Apple, he believes, is going to be a big winner. And from my calculations he thinks it could be just a couple of years from another major financial milestone.

“There’s going to be a fracturing of the performance within FAANG,” Munster told CNBC’s “Trading Nation” this week. “Think of that group of haves being Apple, Amazon and Google, and the have nots being Netflix and Facebook.”

Munster is the most bullish on the future of Apple. “It’s very simple,” he said. “Cash is king, and that will ultimately will be driven even higher with wearables.”

Munster is excited about the 5G iPhone upgrade cycle. He also thinks the new Apple Watches and AirPods are going to be a massive boost for the company.

The road to $3 trillion?

“[Apple] should earn close to $6 [a share] in earnings in just a couple of years,” Munster predicted. “Put a 35x multiple on that, and you have a $200 stock.”

At time of writing, AAPL is trading at $107.12. This gives it a market cap of $1.832 trillion. If Munster is right, and a $200 stock price is on the way in the next couple of years that would suggest Apple could pass $3 trillion sometime in 2022. (Depending on Apple’s share buybacks, that is!)

Since it jumped from $1 trillion in 2018 to $2 trillion in 2020, that trajectory would kind of make sense (or even be slightly pessimistic for a company which doubled in market cap in just a couple of years). Even if it does seem unimaginably giant when viewed today. This year alone, Apple has climbed 52%, but is down 19% from its all time high.
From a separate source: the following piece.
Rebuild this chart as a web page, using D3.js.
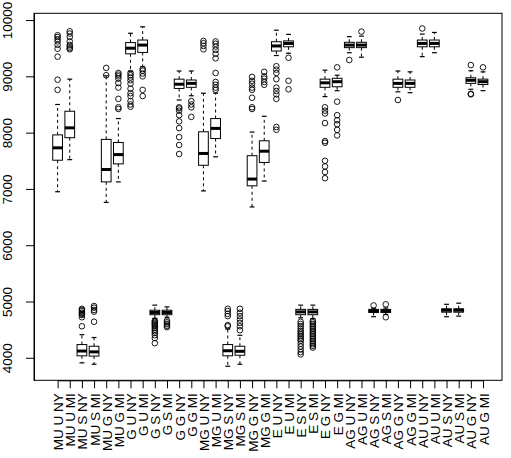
<!DOCTYPE html>
<html>
<head>
<meta charset="utf-8">
<script src="https://cdn.jsdelivr.net/npm/d3@7"></script>
<style>
  body { margin: 0; background: #fff; }
  svg { display: block; font-family: "Liberation Sans", Arial, sans-serif; }
  .box { fill: #fff; stroke: #000; stroke-width: 1; }
  .whisker { stroke: #000; stroke-width: 1; stroke-dasharray: 3,3; }
  .staple { stroke: #000; stroke-width: 1.2; }
  .median { stroke: #000; stroke-width: 3; }
  .outlier { fill: none; stroke: #000; stroke-width: 0.9; }
</style>
</head>
<body>
<script>
var width = 511,
    height = 458;

var categories = [
    'MU U NY', 'MU U MI', 'MU S NY', 'MU S MI', 'MU G NY', 'MU G MI',
    'G U NY', 'G U MI', 'G S NY', 'G S MI', 'G G NY', 'G G MI',
    'MG U NY', 'MG U MI', 'MG S NY', 'MG S MI', 'MG G NY', 'MG G MI',
    'E U NY', 'E U MI', 'E S NY', 'E S MI', 'E G NY', 'E G MI',
    'AG U NY', 'AG U MI', 'AG S NY', 'AG S MI', 'AG G NY', 'AG G MI',
    'AU U NY', 'AU U MI', 'AU S NY', 'AU S MI', 'AU G NY', 'AU G MI'
];

// five-number summaries
var lower = [6950, 7520, 3910, 3885, 6760, 7125, 9090, 9170, 4700, 4720, 8580, 8655,
             6965, 7570, 3850, 3885, 6680, 7140, 9370, 9410, 4710, 4695, 8640, 8745,
             9420, 9340, 4730, 4770, 8725, 8710, 9350, 9420, 4730, 4740, 8770, 8745];
var q1 = [7510, 7910, 4035, 4030, 7125, 7445, 9400, 9425, 4765, 4765, 8785, 8805,
          7420, 7895, 4035, 4045, 7055, 7470, 9450, 9525, 4765, 4765, 8805, 8815,
          9510, 9510, 4805, 4805, 8805, 8805, 9525, 9525, 4810, 4810, 8875, 8855];
var medians = [7730, 8085, 4120, 4105, 7345, 7610, 9500, 9555, 4805, 4805, 8860, 8875,
               7630, 8075, 4125, 4115, 7175, 7670, 9540, 9585, 4815, 4815, 8885, 8905,
               9555, 9555, 4830, 4830, 8875, 8875, 9585, 9585, 4845, 4845, 8930, 8905];
var q3 = [7960, 8380, 4235, 4205, 7880, 7825, 9600, 9645, 4845, 4845, 8950, 8935,
          8015, 8250, 4235, 4205, 7590, 7855, 9615, 9630, 4860, 4860, 8950, 8965,
          9605, 9605, 4860, 4860, 8950, 8935, 9645, 9645, 4870, 4870, 8975, 8950];
var upper = [8500, 8950, 4410, 4360, 9010, 8250, 9765, 9880, 4935, 4905, 9095, 9095,
             8700, 8700, 4510, 4400, 8010, 8290, 9820, 9745, 4935, 4935, 9110, 9020,
             9705, 9715, 4880, 4885, 9095, 9080, 9750, 9780, 4950, 4970, 9100, 9080];

var outliers = [
    [9730, 9700, 9660, 9620, 9560, 9490, 9350, 8940, 8760],
    [9800, 9760, 9700, 9620, 9560, 9530, 9500, 9480],
    [4870, 4850, 4830, 4800, 4780, 4760, 4720, 4560],
    [4920, 4890, 4850, 4820, 4640],
    [9150, 9020],
    [9060, 9030, 9000, 8960, 8880, 8800, 8600, 8450, 8420],
    [9060, 9020, 8980, 8930, 8870, 8780, 8700, 8650, 8560, 8500, 8460],
    [9130, 9100, 9050, 9000, 8760, 8650],
    [4660, 4640, 4620, 4600, 4580, 4560, 4530, 4500, 4470, 4440, 4400, 4350, 4260],
    [4660, 4630, 4600, 4570, 4545],
    [8450, 8430, 8390, 8310, 8200, 8080, 7920, 7780, 7620],
    [8560, 8500, 8450, 8280],
    [9630, 9590, 9540, 9480],
    [9620, 9580, 9530, 9470, 9400, 9320, 9060, 8900, 8850, 8800, 8760],
    [4870, 4830, 4780, 4740, 4580, 4560],
    [4870, 4800, 4740, 4680, 4620, 4560, 4490],
    [8990, 8920, 8870, 8800, 8760, 8620, 8450, 8420],
    [9080, 9000, 8960, 8900, 8850],
    [9180, 9120, 9060, 8950, 8800, 8740, 8680, 8600, 8100, 8050],
    [9330, 8920, 8770],
    [4640, 4600, 4560, 4520, 4480, 4450, 4420, 4390, 4360, 4330, 4300, 4250, 4200, 4150, 4100, 4060],
    [4660, 4630, 4600, 4570, 4540, 4510, 4480, 4450, 4420, 4390, 4360, 4330, 4300, 4270, 4240, 4210, 4180],
    [8450, 8390, 8340, 8170, 7850, 7820, 7500, 7400, 7300, 7190],
    [9160, 8550, 8310, 8220, 8150, 8050, 7950],
    [9290],
    [9795],
    [4930],
    [4950, 4720],
    [8580],
    [],
    [9850],
    [],
    [],
    [],
    [9200, 8690, 8680],
    [9160]
];

var yTicks = [4000, 5000, 6000, 7000, 8000, 9000, 10000];

var plot = {left: 34, right: 502, top: 13.3, bottom: 380.3};

var svg = d3.select('body')
    .append('svg')
    .attr('width', width)
    .attr('height', height);

var n = categories.length;
// box centres: first and last group positions
var x = d3.scaleLinear()
    .domain([1, n])
    .range([57.6, 483]);

var y = d3.scaleLinear()
    .domain([3600, 10120])
    .range([plot.bottom, plot.top]);

var unit = x(2) - x(1);
var halfBox = 0.4 * unit,
    halfStaple = 0.2 * unit;

var stats = categories.map((c, i) => ({
    name: c,
    pos: i + 1,
    lo: lower[i],
    q1: q1[i],
    med: medians[i],
    q3: q3[i],
    hi: upper[i],
    out: outliers[i]
}));

var g = svg.append('g').attr('class', 'boxes')
    .selectAll('g')
    .data(stats).enter()
    .append('g')
    .attr('transform', d => 'translate(' + x(d.pos) + ',0)');

// whiskers
g.append('line').attr('class', 'whisker')
    .attr('x1', 0).attr('x2', 0)
    .attr('y1', d => y(d.q3)).attr('y2', d => y(d.hi));
g.append('line').attr('class', 'whisker')
    .attr('x1', 0).attr('x2', 0)
    .attr('y1', d => y(d.q1)).attr('y2', d => y(d.lo));

// staples
g.append('line').attr('class', 'staple')
    .attr('x1', -halfStaple).attr('x2', halfStaple)
    .attr('y1', d => y(d.hi)).attr('y2', d => y(d.hi));
g.append('line').attr('class', 'staple')
    .attr('x1', -halfStaple).attr('x2', halfStaple)
    .attr('y1', d => y(d.lo)).attr('y2', d => y(d.lo));

g.append('rect').attr('class', 'box')
    .attr('x', -halfBox)
    .attr('width', 2 * halfBox)
    .attr('y', d => y(d.q3))
    .attr('height', d => y(d.q1) - y(d.q3));

g.append('line').attr('class', 'median')
    .attr('x1', -halfBox).attr('x2', halfBox)
    .attr('y1', d => y(d.med)).attr('y2', d => y(d.med));

g.selectAll('circle')
    .data(d => d.out).enter()
    .append('circle')
    .attr('class', 'outlier')
    .attr('cx', 0)
    .attr('cy', v => y(v))
    .attr('r', 2.8);

// frame
svg.append('rect')
    .attr('x', plot.left).attr('y', plot.top)
    .attr('width', plot.right - plot.left)
    .attr('height', plot.bottom - plot.top)
    .attr('fill', 'none')
    .attr('stroke', '#000')
    .attr('stroke-width', 1);

// y axis
var yAxis = svg.append('g')
    .attr('transform', 'translate(' + plot.left + ',0)')
    .call(d3.axisLeft(y).tickValues(yTicks).tickSize(8).tickSizeOuter(0).tickFormat(d3.format('d')));

yAxis.selectAll('text')
    .attr('x', null).attr('dy', null)
    .attr('text-anchor', 'middle')
    .attr('transform', 'translate(-22,0) rotate(-90)');

// x axis
var xAxis = svg.append('g')
    .attr('transform', 'translate(0,' + plot.bottom + ')')
    .call(d3.axisBottom(x)
        .tickValues(d3.range(1, n + 1))
        .tickSize(8)
        .tickSizeOuter(0)
        .tickFormat(i => categories[i - 1]));

xAxis.selectAll('text')
    .attr('y', null).attr('dy', null)
    .attr('text-anchor', 'end')
    .attr('transform', 'translate(5,13) rotate(-90)');

svg.selectAll('.tick text')
    .attr('fill', '#000')
    .style('font-size', '13.5px')
    .style('font-family', '"Liberation Sans", Arial, sans-serif');
svg.selectAll('.domain, .tick line').attr('stroke', '#000');
</script>
</body>
</html>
Munster is also excited about Amazon’s prospects, as well as those of Google. But Netflix and Facebook, he believes, could falter. That’s because they are doing little he sees as innovative right now. “The losers are simply going to be doing the same things in the one [to] two years as they did in the last,” Munster said. “This won’t satisfy investors’ need for bigger and new addressable markets, and we think the multiples on those stories will start to be weighted down in the months and quarters ahead.”